SQL – Denormalization & Normalization
In the reporting business, we would reverse some of the normalization process.
It’s the controlled introduction of redundancy in to
the database design. It helps improve the query performance as the number of joins could be reduced.
Normalization is the process of efficiently organizing data in a database. There are two goals of the normalization process: eliminating redundant data and ensuring data dependencies make sense (only storing related data in a table).
First Normal Form (1NF) – primary key
First normal form (1NF) sets the very basic rules for an organized database:
- Eliminate duplicative columns from the same table.
- Create separate tables for each group of related data and identify each row with a unique column or set of columns (the primary key).
Second Normal Form (2NF) – foreign key
Second normal form (2NF) further addresses the concept of removing duplicative data:
- Meet all the requirements of the first normal form.
- Remove subsets of data that apply to multiple rows of a table and place them in separate tables.
- Create relationships between these new tables and their predecessors through the use of foreign keys.

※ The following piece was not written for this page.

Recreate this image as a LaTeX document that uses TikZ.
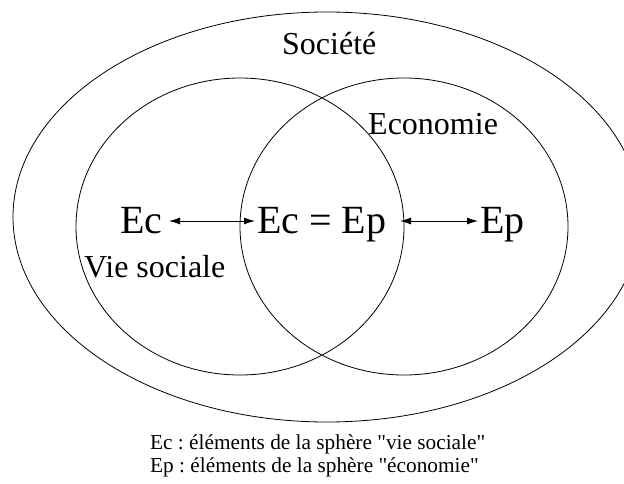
\documentclass[tikz,border=0pt]{standalone}
\usepackage{fontspec}
\setmainfont{Liberation Serif}[Ligatures=TeXOff]
\usetikzlibrary{arrows.meta}
\frenchspacing
\begin{document}
\begin{tikzpicture}[x=1pt,y=-1pt,
  ring/.style={draw=black,line width=0.8pt},
  lbl/.style={inner sep=0pt,anchor=base west,font=\fontsize{32}{38}\selectfont},
  big/.style={inner sep=0pt,anchor=base west,font=\fontsize{40}{48}\selectfont},
  leg/.style={inner sep=0pt,anchor=base west,font=\fontsize{21.3}{25}\selectfont},
  arr/.style={line width=0.8pt,{Latex[length=11pt,width=7pt]}-{Latex[length=11pt,width=7pt]}}]
\useasboundingbox (0,0) rectangle (624,484);
\begin{scope}
\clip (0,0) rectangle (624,484);
\draw[ring] (327,217) ellipse [x radius=314pt, y radius=205pt];
\end{scope}
\draw[ring] (240,226.5) ellipse [x radius=164pt, y radius=148.5pt];
\draw[ring] (404,226.5) ellipse [x radius=164pt, y radius=148.5pt];
\node[lbl] (soc) at (282,55) {Société};
\node[lbl] (eco) at (368,135) {Economie};
\node[lbl] (vie) at (84,277) {Vie sociale};
\node[big] (ec) at (120,233) {Ec};
\node[big] (eq) at (257,233) {Ec = Ep};
\node[big] (ep) at (480,233) {Ep};
\coordinate (a1) at (169,221);
\coordinate (a2) at (255,221);
\coordinate (a3) at (400,221);
\coordinate (a4) at (478,221);
\draw[arr] (a1) -- (a2);
\draw[arr] (a3) -- (a4);
\node[leg] (l1) at (150,449) {Ec : éléments de la sphère "vie sociale"};
\node[leg] (l2) at (150,472) {Ep : éléments de la sphère "économie"};
\end{tikzpicture}
\end{document}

Third Normal Form (3NF) – all columns depend on the PK
Third normal form (3NF) goes one large step further:
- Meet all the requirements of the second normal form.
- Remove columns that are not dependent upon the primary key.
Fourth Normal Form (4NF)
Finally, fourth normal form (4NF) has one additional requirement:
- Meet all the requirements of the third normal form.
- A relation is in 4NF if it has no multi-valued dependencies.